La bataille de la Lys (9 avril 1918) représente dans la mémoire collective un combat oublié, ayant jusque-là peu retenu l’attention des historiens. Placée dans un angle mort de l’historiographie française, cette bataille de la Lys constitue un véritable lieu de mémoire de la conscience collective portugaise.
Oublier tous ces soldats portugais, morts pour la liberté de la France et de son peuple, c’est effacer une partie de l’histoire du Portugal, mais surtout, celle de la France. L’année 2018 sera celle du centenaire de cette bataille qui marquera l’histoire du Portugal du XXe siècle.
Voilà un ouvrage que l’on est donc ravis de trouver tant l’histoire des soldats portugais dans la Grande Guerre est si peu relatée ! Merci à l’auteur, Manuel Do Nascimento, de combler ce vide.
C’est un ouvrage très facile à lire, très clair et épuré qui permet d’avoir une lecture fluide pour bien comprendre l’arrivée des soldats portugais dans cette guerre, deux ans après son commencement. Le contexte est posé dès le début du livre.
Le livre est enrichi de cartes, de tableaux de statistiques… Mais aussi des photographies de ces soldats (principalement), qui sont morts au combat et dont la reconnaissance est malheureusement quasi nulle dans ce pays où ils se sont sacrifiés alors que ce n’était pas le leur.

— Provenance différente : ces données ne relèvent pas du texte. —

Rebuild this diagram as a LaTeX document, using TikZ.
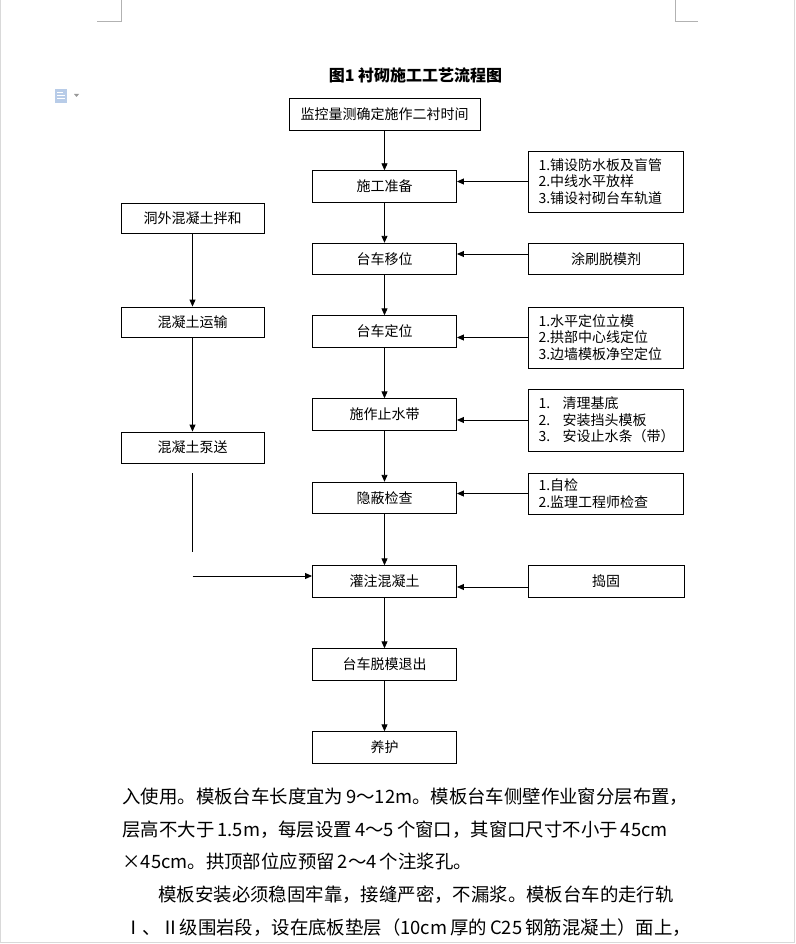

Un livre qui a le mérite d’exister, il faut le souligner, malgré les quelques coquilles que l’on trouve ponctuellement dans le livre. A la page 22 : « Le Portugal propose la tenue d’une conférence diplomatique […] entre le 15 novembre 1884 et le 26 février 1855 », bien évidemment, il s’agit du 26 février 1885. Autre exemple : à la page 37 il est écrit sur la photographie « Démostration de tir » au lieu de « démonstration »… Ceci est dommage car cela donne un aspect négligé au travail effectué et remet quelque peu en cause sa qualité. Mais, et je le répète, ce n’enlève en rien le sérieux avec lequel a été fait le reste de l’ouvrage !
Si les photographies sont de bonnes qualités, en revanche, des cartes sont pixelisées. Cela ne change pas la compréhension des documents car l’auteur ajoute une légende en reprenant les mots quelques fois peu lisibles pour les rendre plus clairs.
Le cœur du livre n’est pas la bataille mais elle en est l’événement principal. En effet, l’auteur a jugé bon (et c’est appréciable) de rappeler le contexte de l’entrée en guerre du Portugal soumise à la volonté de l’Angleterre. Tout comme l’arrivée des soldats : bien qu’étant volontaires, l’Angleterre refuse au cours de la guerre de transporter les soldats de Lisbonne à Brest pour renforcer les effectifs du front. Nous voyons en cela le mépris qu’avaient les Alliés envers ce « pauvre pays ». Les soldats ont eu peu de répit en raison d’un non-remplacement dans les tranchées ; il n’y avait pas de roulement régulier entre les bataillons. Lors de la bataille, les soldats ont souhaité tenir le territoire jusqu’à la dernière balle et ne pas prendre la fuite comme un général anglais l’avait suggéré. Il y a eu de nombreux morts mais aussi de nombreux prisonniers parmi les effectifs.
Après le sacrifice des portugais pour la liberté de la France : aucune reconnaissance officielle. Et, il faut le souligner, le refus de l’entrée du Portugal dans la Société Des Nations à la sortie de la guerre alors que les pays neutres tels que l’Espagne ont eu leur place. Une injustice donc.
La reconnaissance pour les soldats portugais était manifestée par la population française dès leur arrivée à Brest. Aussi, tout au long de la guerre avec leur soutien en matière de logement ou de nourriture (que fournissait difficilement l’Angleterre qui gérait les effectifs portugais). De nombreux témoignages sont mis à la fin du livre, c’était une très bonne idée de la part de l’auteur.
Certains soldats, à la fin de la guerre, ont souhaité repartir au pays mais ce fut difficile. Ils ont attendu presque un an pour retrouver leur pays natal. D’autres ont choisi de rester vivre en France, auprès de leur petite française rencontrée durant la guerre. Leurs descendants veulent honorer leur mémoire de courageux combattants afin de ne pas les faire tomber dans l’oubli.
Pour les professeurs d’Histoire-Géographie : les combattants portugais sont évincés des manuels scolaires, il serait intéressant de proposer des études sur ces soldats qui ont aussi combattu pour un pays qui n’était pas le leur ; pour justement ne pas les faire tomber dans l’oubli.